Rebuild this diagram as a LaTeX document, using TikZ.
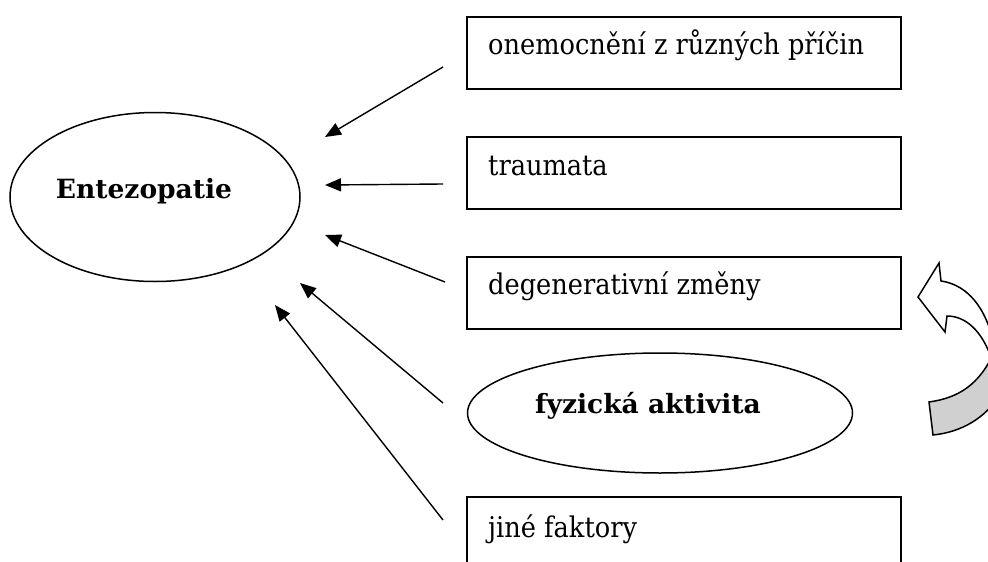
\documentclass[tikz,border=0pt]{standalone}
\usepackage{fontspec}
\setmainfont{DejaVu Serif}
\newfontfamily\regfont[FakeStretch=0.9]{DejaVu Serif}
\usetikzlibrary{arrows.meta,shapes.geometric}
\definecolor{bandgray}{RGB}{208,208,208}
\begin{document}
\begin{tikzpicture}[x=1pt,y=-1pt,
  box/.style={draw, line width=1.5pt, minimum width=434pt, minimum height=72pt, inner sep=0pt},
  txt/.style={font=\regfont\fontsize{28.5}{32}\selectfont, inner sep=0pt, anchor=base west},
  btxt/.style={font=\fontsize{26.5}{30}\selectfont\bfseries, inner sep=0pt, anchor=base},
  oval/.style={draw, ellipse, line width=1.5pt, inner sep=0pt},
  arr/.style={line width=1.4pt, -{Triangle[length=16pt,width=13pt]}},
  bandline/.style={line width=1.5pt, line join=miter}]
\useasboundingbox (0,0) rectangle (988,562);
\clip (0,0) rectangle (988,562);

% main ellipse
\node[oval, minimum width=290pt, minimum height=169pt] (ent) at (155,197) {};
\node[btxt] (entt) at (144,198) {Entezopatie};

% boxes
\node[box] (b1) at (684,53) {};
\node[txt] (t1) at (488,54) {onemocnění z různých příčin};
\node[box] (b2) at (684,173) {};
\node[txt] (t2) at (488,175) {traumata};
\node[box] (b3) at (684,293) {};
\node[txt] (t3) at (488,294) {degenerativní změny};
\node[oval, minimum width=385pt, minimum height=120pt] (fa) at (660,413) {};
\node[btxt] (fat) at (648,413) {fyzická aktivita};
\node[box] (b5) at (684,533) {};
\node[txt] (t5) at (488,537) {jiné faktory};

% arrow ends
\coordinate (s1) at (443,67);  \coordinate (e1) at (325,137);
\coordinate (s2) at (443,184); \coordinate (e2) at (325,185);
\coordinate (s3) at (445,282); \coordinate (e3) at (325,235);
\coordinate (s4) at (443,403); \coordinate (e4) at (300,283);
\coordinate (s5) at (443,520); \coordinate (e5) at (275,305);
\draw[arr] (s1) -- (e1);
\draw[arr] (s2) -- (e2);
\draw[arr] (s3) -- (e3);
\draw[arr] (s4) -- (e4);
\draw[arr] (s5) -- (e5);

% curved block arrow (back face)
\filldraw[bandline, fill=bandgray] (929,402) .. controls (958,398) and (980,385) .. (995,350)
  -- (1000,395) .. controls (985,418) and (962,432) .. (933,435) -- cycle;
% front face with head
\filldraw[bandline, fill=white] (918,297) -- (939,263) -- (941,281)
  .. controls (962,284) and (983,300) .. (993,340) -- (992,360)
  .. controls (982,330) and (965,316) .. (947,316) -- (945,332) -- cycle;
\end{tikzpicture}
\end{document}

# # #

What the task asks. Leave out the pictures and copy the rest of the material above exactly.

Response to the exercise.
Rebuild this diagram as a LaTeX document, using TikZ.
\documentclass[tikz,border=0pt]{standalone}
\usepackage{fontspec}
\setmainfont{DejaVu Serif}
\newfontfamily\regfont[FakeStretch=0.9]{DejaVu Serif}
\usetikzlibrary{arrows.meta,shapes.geometric}
\definecolor{bandgray}{RGB}{208,208,208}
\begin{document}
\begin{tikzpicture}[x=1pt,y=-1pt,
  box/.style={draw, line width=1.5pt, minimum width=434pt, minimum height=72pt, inner sep=0pt},
  txt/.style={font=\regfont\fontsize{28.5}{32}\selectfont, inner sep=0pt, anchor=base west},
  btxt/.style={font=\fontsize{26.5}{30}\selectfont\bfseries, inner sep=0pt, anchor=base},
  oval/.style={draw, ellipse, line width=1.5pt, inner sep=0pt},
  arr/.style={line width=1.4pt, -{Triangle[length=16pt,width=13pt]}},
  bandline/.style={line width=1.5pt, line join=miter}]
\useasboundingbox (0,0) rectangle (988,562);
\clip (0,0) rectangle (988,562);

% main ellipse
\node[oval, minimum width=290pt, minimum height=169pt] (ent) at (155,197) {};
\node[btxt] (entt) at (144,198) {Entezopatie};

% boxes
\node[box] (b1) at (684,53) {};
\node[txt] (t1) at (488,54) {onemocnění z různých příčin};
\node[box] (b2) at (684,173) {};
\node[txt] (t2) at (488,175) {traumata};
\node[box] (b3) at (684,293) {};
\node[txt] (t3) at (488,294) {degenerativní změny};
\node[oval, minimum width=385pt, minimum height=120pt] (fa) at (660,413) {};
\node[btxt] (fat) at (648,413) {fyzická aktivita};
\node[box] (b5) at (684,533) {};
\node[txt] (t5) at (488,537) {jiné faktory};

% arrow ends
\coordinate (s1) at (443,67);  \coordinate (e1) at (325,137);
\coordinate (s2) at (443,184); \coordinate (e2) at (325,185);
\coordinate (s3) at (445,282); \coordinate (e3) at (325,235);
\coordinate (s4) at (443,403); \coordinate (e4) at (300,283);
\coordinate (s5) at (443,520); \coordinate (e5) at (275,305);
\draw[arr] (s1) -- (e1);
\draw[arr] (s2) -- (e2);
\draw[arr] (s3) -- (e3);
\draw[arr] (s4) -- (e4);
\draw[arr] (s5) -- (e5);

% curved block arrow (back face)
\filldraw[bandline, fill=bandgray] (929,402) .. controls (958,398) and (980,385) .. (995,350)
  -- (1000,395) .. controls (985,418) and (962,432) .. (933,435) -- cycle;
% front face with head
\filldraw[bandline, fill=white] (918,297) -- (939,263) -- (941,281)
  .. controls (962,284) and (983,300) .. (993,340) -- (992,360)
  .. controls (982,330) and (965,316) .. (947,316) -- (945,332) -- cycle;
\end{tikzpicture}
\end{document}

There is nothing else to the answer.